The following is a "simple popem()', about as minimal as
you can get and have it work.


 *   invocation as `/bin/sh -c COMMAND`. 0 reads 1 writes.
 */
FILE *popen(const char *command, const char *type)
{
    size_t i;
    int fd2close;
    struct sigaction sa;
    char *args[NR_ARGS];
    FILE *file;
    if((command == NULL) || (type == NULL))
    {
        errno = EINVAL;
        return NULL;
    }
    if(!((*type == (char)'r') || (*type == (char)'w')))
    {
        errno = EINVAL;
        return NULL;
    }
    if((file = (FILE *) malloc(sizeof(FILE))) == NULL)
    {
        return file;
    }
    bzero(file, sizeof(FILE));
    if(pipe(file->pfd))
    {
        free(file);
        return NULL;
    }
    fd2close = 0xff;
    if(*type == (char)'r')
    {
        file->fd = file->pfd[0];
        fd2close = file->pfd[1];
    }
    else
    {
        file->fd = file->pfd[1];
        fd2close = file->pfd[0];
    }
    i = 0;
    args[i++] = "/bin/sh";
    args[i++] = "-c";
    args[i++] = strtok((char *)command, " ");
    for(; i< NR_ARGS; i++)
        if((args[i] = strtok(NULL, " ")) == NULL)
            break;
    for(i++; i < NR_ARGS; i++)
        args[i] = NULL;
    sigaction(SIGCHLD, NULL, &sa);     /* Save old */
    signal(SIGCHLD, SIG_IGN);
    switch((file->pid=fork()))
    {
    case 0:
        if(*type == (char)'r')
        {
            dup2(file->pfd[1], STDOUT_FILENO);
            (void)close(file->pfd[0]);
        }
        else
        {
            dup2(file->pfd[0], STDIN_FILENO);
            (void)close(file->pfd[1]);
        }
        signal(SIGINT, SIG_IGN);
        signal(SIGQUIT, SIG_IGN);
        execve(args[0], args, __environ);
        exit(EXIT_FAILURE);
        break;
    case -1:
        (void)close(file->pfd[0]);
        (void)close(file->pfd[1]);
        free(file);
        return NULL;
    default:
        break;
    }
    file->magic = POPEN;
    sigaction(SIGCHLD, &sa, NULL);     /* Restore old */
    (void)close(fd2close);
    return file;
}

Clearly, some additional, non-generic, processing has to
occur after the fork() and before execve().
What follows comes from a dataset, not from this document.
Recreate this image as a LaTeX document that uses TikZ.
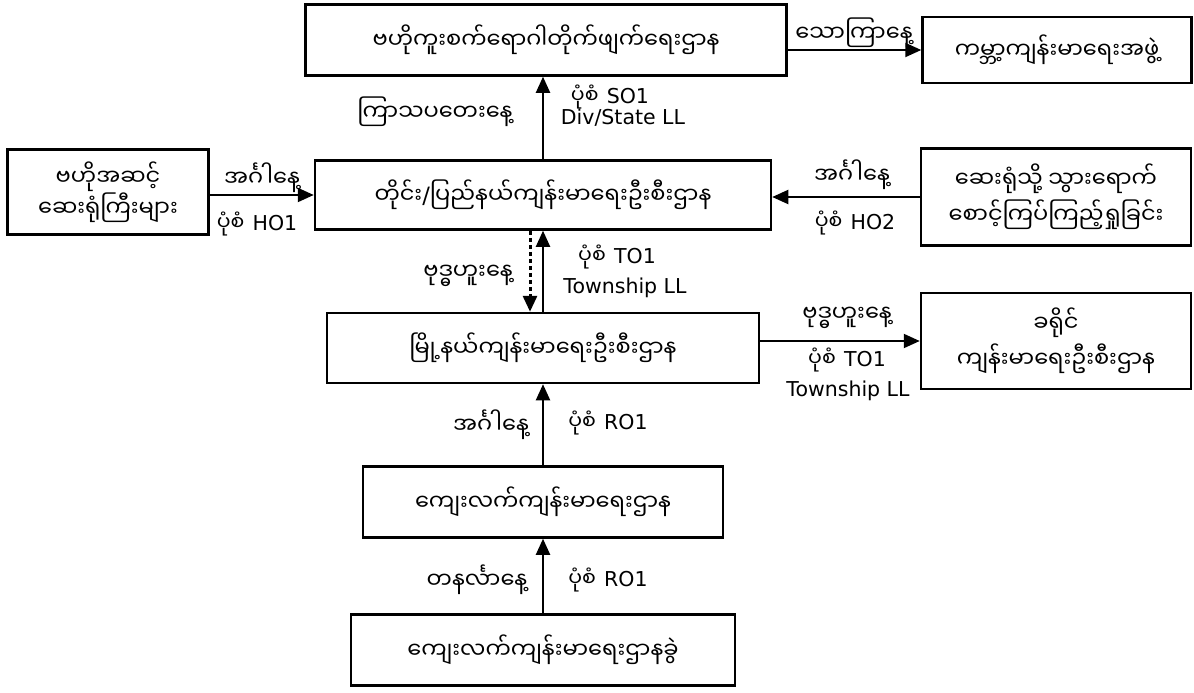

For instance,
in the parent it is mandatory that the file descriptor that
is not being accessed by the parent be closed just as it
is mandatory that the file descriptor that is not being
accessed by the child be closed. Otherwise, a read from
the file descriptor by the parent, will not error-out
and return control to the parent when the child closes its
end of the pipe. All these 'trivial little details' are
necessary to have individual function calls work as a
system. That's why Unix breaks these functions into little
pieces (primitives) so the writer has control over the
overall behavior of the complete system. Integration of
these components into a monolythic conglomeration has
always failed to provide increased functionality or
performance, instead it simply reduces the number of
lines of code necessary to be written and maintained.

Reducing the number of lines of code may be a good thing.
However, the proper place for that is in the 'C' library,
not the kernel.

Cheers,
Dick Johnson
Penguin : Linux version 2.4.20 on an i686 machine (797.90 BogoMips).
Why is the government concerned about the lunatic fringe? Think about it.